Note: This post has been automatically imported from my old blog. Formatting may be incorrect.
I'm not exactly sure what made me think of this, but the other day while on a medium-length drive I realized that driving can be thought of as a low-pass filter on speed: The amount of time it will take you to get to the destination is much more affected by the slow but long-lasting changes in speed and not on the quick but oscillatory changes. Pursuing this line of thought further (the drive was pretty long), I realized that car-sickness can be thought of as a high-pass filter on speed: slow, long-lasting changes don't matter, but quick oscillatory ones have a big effect. I spent quite some time turning this over in my head, including recognizing the fact that the speed-time relation involved integrating speed and the speed-sickness relation involved differentiating it, and it was honestly a joy to find such a simple little connection. Really, though, it was a good demonstration for me of the power of integration (philosophical, not mathematical!).

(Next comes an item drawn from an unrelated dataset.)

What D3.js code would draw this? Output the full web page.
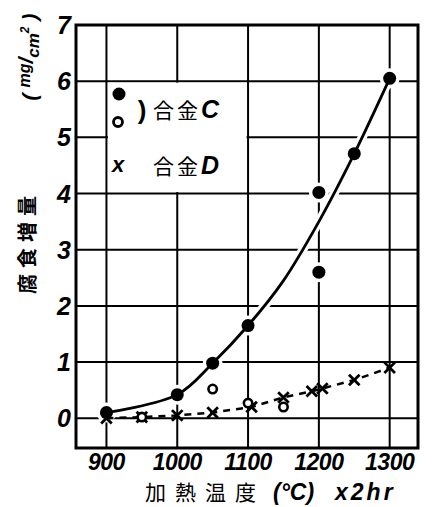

Before making the (quite unexpected) connection between an abstract concept from signal analysis theory and a concrete daily action, I understood what filters were and how they worked, and I had a strong grasp on how changes in my driving speed would affect my overall trip, but now I can use the knowledge I have from both fields and apply it to both. When considering filters, I can concretize problems by relating them back to my very perceptual experiences with driving. On the flip side, if I ever want to take a more intellectual approach to driving (which I doubt will happen, but it might), I will be able to use my experience with signal theory to solve problems like "What's the best way to get to the destination quickly without making Alyssa sick?"
In the scheme of things, this integration was quite unimportant. But it really hammered home to me the fact that integration really is a (the?) vital cognitive tool in a really neat, fun way.